I'm sorry, but I need more than one article to convince me that this is not just other way of thinking about stuff we already "knew" about on an atomic level.

Atoms, all a set of rules that apply to three sub-pieces: protons, neutrons, electrons, all three parts of any atom is governed by laws of physics to exist in certain relationships to each other, spacially, electromagneticaly, able to interact with each other and with atoms of different elements to make up molecules, to exchange or share electrons only.

I have to admit, I got off the physics and chemistry learning bus when it got just short of the "quantum physics" station. I really had a hard time absorbing the existence of the transient nature of existence that quantum physics describes. So call me an old dumb undereducated duffus.

I must admit, too old a guy to go much further than that in my high school and basic college chemistry and physics understanding of atoms and molecules. I accept those "theories" as scientific facts, but this new dimension,(theory?), I'm having a hard time getting my head around.

This 25 trillionths of a second, could that be a time when the devices observing something just failed to function? Like when I turn on my web cam, it doesn't work for a second or two while the software and hardware meet up and shake hands. Just theorizing here, did we find a "something", or did we have a misfire of our imprecise equipment?

caraher

(6,278 posts)
2. "particles" in condensed matter systems can have strange properties
Sat Mar 1, 2014, 04:51 PM
Mar 2014

It's first worth knowing that what we think of as "particles" in the everyday sense aren't really the same as what counts as "particles" in contemporary physics (the term tends to be applied to quanta of any field; yes, I know I'm just introducing a different word ("quanta&quot here without a real explanation of what I mean!). So for instance, while we might agree that ordinary matter is made of neutrons, protons and electrons, there are excitations in solids that it is appropriate, in many ways, to treat on par with those particles, and we ascribe to things like "phonons" properties that parallel those of electrons, neutrons and protons.

As for the 25 trillionths of a second (25 picoseconds), that's actually an eternity compared to the precision limits of these sorts of experiments. I didn't read the full article but I'm familiar with some of the researchers and did similar work in graduate school. The chief tool of the trade is a laser that emits pulses with durations typically measured in femtoseconds, which are thousandths of trillionths of a second, and the techniques for observing the evolution of systems interacting on such timescales are extremely well-developed. One typical approach to measuring such fast dynamics is to split one pulse (and possibly amplify one or both) and send them to a sample along slightly different paths such that there is a well-known time delay between their arrival times. (This is easy because light is fast, moving one foot per nanosecond. So if you can move a mirror to a precision of a thousandth of an inch - which is very easy - you have control over arrival times good to maybe 1/30 of a picosecond.)

So what you do is hit the system with the first pulse and then its time-delayed clone, and see how the system reacts.
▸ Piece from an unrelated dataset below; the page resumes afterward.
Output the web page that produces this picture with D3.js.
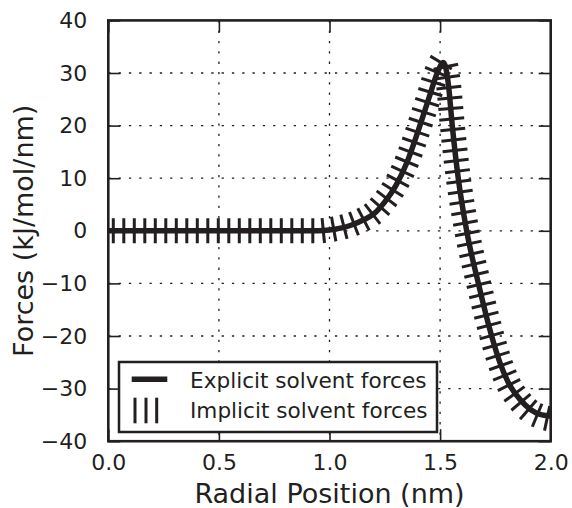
<!DOCTYPE html>
<html>
<head>
<meta charset="utf-8">
<script src="https://cdn.jsdelivr.net/npm/d3@7"></script>
<style>
  html, body { margin: 0; padding: 0; background: #fff; }
  svg { display: block; }
  text { font-family: "DejaVu Sans", sans-serif; fill: #231f20; }
</style>
</head>
<body>
<svg id="chart" width="572" height="508"></svg>
<script>
// ---- data ----
const radialPos = [0.0, 0.5, 0.9, 0.95, 1.0, 1.05, 1.1, 1.15, 1.2, 1.25, 1.3, 1.35, 1.4, 1.45, 1.487, 1.515, 1.537, 1.555, 1.582, 1.62, 1.673, 1.733, 1.77, 1.81, 1.86, 1.91, 1.96, 2.0];
const explicitForces = [0, 0, 0, 0, 0.15, 0.5, 1.1, 2.0, 3.2, 5.5, 8.6, 13.0, 18.9, 25.3, 30.0, 32.0, 28.0, 20.0, 10.0, 0, -10, -20, -25, -29, -32, -34, -35, -35.2];
const implicitForces = [0, 0, 0, 0, 0.2, 0.6, 1.2, 2.1, 3.4, 5.7, 8.8, 13.2, 19.1, 25.6, 30.4, 32.4, 28.2, 20.2, 10.2, 0.2, -9.8, -19.8, -25.0, -29.2, -32.3, -34.4, -35.4, -35.8];
const xTickValues = [0, 0.5, 1.0, 1.5, 2.0];
const xTickLabels = ["0.0", "0.5", "1.0", "1.5", "2.0"];
const yTickValues = [-40, -30, -20, -10, 0, 10, 20, 30, 40];
const yTickLabels = ["\u221240", "\u221230", "\u221220", "\u221210", "0", "10", "20", "30", "40"];
const seriesNames = ["Explicit solvent forces", "Implicit solvent forces"];

// ---- layout ----
const INK = "#231f20";
const svg = d3.select("#chart");
const L = 108.3, R = 550.7, T = 20.4, B = 441.2;
const x = d3.scaleLinear().domain([0, 2]).range([L, R]);
const y = d3.scaleLinear().domain([-40, 40]).range([B, T]);

svg.append("defs").append("clipPath").attr("id", "plotclip")
  .append("rect").attr("x", L).attr("y", T).attr("width", R - L).attr("height", B - T);

// grid
const grid = svg.append("g");
grid.selectAll("line.gx").data(xTickValues.slice(1, -1)).join("line")
  .attr("x1", d => x(d)).attr("x2", d => x(d)).attr("y1", T).attr("y2", B)
  .attr("stroke", INK).attr("stroke-width", 1.3).attr("stroke-dasharray", "2.3,8");
grid.selectAll("line.gy").data(yTickValues.slice(1, -1)).join("line")
  .attr("x1", L).attr("x2", R).attr("y1", d => y(d)).attr("y2", d => y(d))
  .attr("stroke", INK).attr("stroke-width", 1.3).attr("stroke-dasharray", "2.3,8");

// axes (ticks inward on all sides)
const tickLen = 12;
const axB = svg.append("g").attr("transform", `translate(0,${B})`)
  .call(d3.axisBottom(x).tickValues(xTickValues).tickFormat((d, i) => xTickLabels[i]).tickSizeInner(-tickLen).tickSizeOuter(0).tickPadding(13));
const axT = svg.append("g").attr("transform", `translate(0,${T})`)
  .call(d3.axisTop(x).tickValues(xTickValues).tickFormat("").tickSizeInner(-tickLen).tickSizeOuter(0));
const axLft = svg.append("g").attr("transform", `translate(${L},0)`)
  .call(d3.axisLeft(y).tickValues(yTickValues).tickFormat((d, i) => yTickLabels[i]).tickSizeInner(-tickLen).tickSizeOuter(0).tickPadding(tickLen + 9));
const axRt = svg.append("g").attr("transform", `translate(${R},0)`)
  .call(d3.axisRight(y).tickValues(yTickValues).tickFormat("").tickSizeInner(-tickLen).tickSizeOuter(0));
[axB, axT, axLft, axRt].forEach(a => {
  a.select(".domain").remove();
  a.selectAll(".tick line").attr("stroke", INK).attr("stroke-width", 1.6);
  a.selectAll("text").attr("fill", INK).style("font-family", "DejaVu Sans").style("font-size", "22px");
});
axB.selectAll("text").attr("dy", "0.72em");

// data lines
const pts = (ys) => radialPos.map((v, i) => [v, ys[i]]);
const lineGen = d3.line().x(d => x(d[0])).y(d => y(d[1])).curve(d3.curveMonotoneX);
const plot = svg.append("g").attr("clip-path", "url(#plotclip)");

plot.append("path").attr("d", lineGen(pts(explicitForces)))
  .attr("fill", "none").attr("stroke", INK).attr("stroke-width", 5.5)
  .attr("stroke-linejoin", "round").attr("stroke-linecap", "butt");

// implicit: ticked stroke (perpendicular ticks along path)
const implicitPath = plot.append("path").attr("d", lineGen(pts(implicitForces)))
  .attr("fill", "none").attr("stroke", "none");
const node = implicitPath.node();
const total = node.getTotalLength();
const ticks = [];
for (let s = 5; s <= total; s += 10.5) {
  const p = node.getPointAtLength(s);
  const a = node.getPointAtLength(Math.max(0, s - 0.6));
  const b = node.getPointAtLength(Math.min(total, s + 0.6));
  let tx = b.x - a.x, ty = b.y - a.y;
  const len = Math.hypot(tx, ty) || 1;
  tx /= len; ty /= len;
  const nx = -ty, ny = tx, h = 12.5;
  ticks.push([p.x - nx * h, p.y - ny * h, p.x + nx * h, p.y + ny * h]);
}
plot.append("g").selectAll("line").data(ticks).join("line")
  .attr("x1", d => d[0]).attr("y1", d => d[1]).attr("x2", d => d[2]).attr("y2", d => d[3])
  .attr("stroke", INK).attr("stroke-width", 3);

// frame
svg.append("rect").attr("x", L).attr("y", T).attr("width", R - L).attr("height", B - T)
  .attr("fill", "none").attr("stroke", INK).attr("stroke-width", 2.6);

// axis labels
svg.append("text").attr("x", (L + R) / 2).attr("y", 503).attr("text-anchor", "middle")
  .style("font-size", "27px").text("Radial Position (nm)");
svg.append("text").attr("transform", `translate(33,${(T + B) / 2}) rotate(-90)`)
  .attr("text-anchor", "middle").style("font-size", "27px").text("Forces (kJ/mol/nm)");

// legend
const lg = svg.append("g");
lg.append("rect").attr("x", 119).attr("y", 362).attr("width", 318).attr("height", 70)
  .attr("fill", "#fff").attr("stroke", INK).attr("stroke-width", 2.5);
lg.append("line").attr("x1", 131.7).attr("x2", 167.3).attr("y1", 379.3).attr("y2", 379.3)
  .attr("stroke", INK).attr("stroke-width", 5.5);
lg.selectAll("line.h").data([135, 146, 156.7]).join("line")
  .attr("x1", d => d).attr("x2", d => d).attr("y1", 397.7).attr("y2", 423.3)
  .attr("stroke", INK).attr("stroke-width", 3);
lg.selectAll("text").data(seriesNames).join("text")
  .attr("x", 190).attr("y", (d, i) => 380 + i * 30).attr("dy", "0.36em")
  .style("font-size", "21.6px").text(d => d);
</script>
</body>
</html>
The first pulse evidently creates the "droplet" (yes, from the ordinary stuff of matter as you understand it). While the droplet state persists, its interaction with the second pulse has a certain signature. What they see as they vary the time between pulses is that when the delay exceeds 25 picoseconds or so, the interaction with the second pulse changes in a way that they interpret as the decay of the "droplet."

DhhD

(4,695 posts)
3. Reminds me of a single unit/cell that has a head and a tail with the head arriving
Sat Mar 1, 2014, 09:38 PM
Mar 2014

ahead of the tail at different times as it metastasizes toward a new end only to pick up and move again in phase. Could the cell/cells be moving toward a fractal alignment while in/on the droplet, landing when the droplet disappears?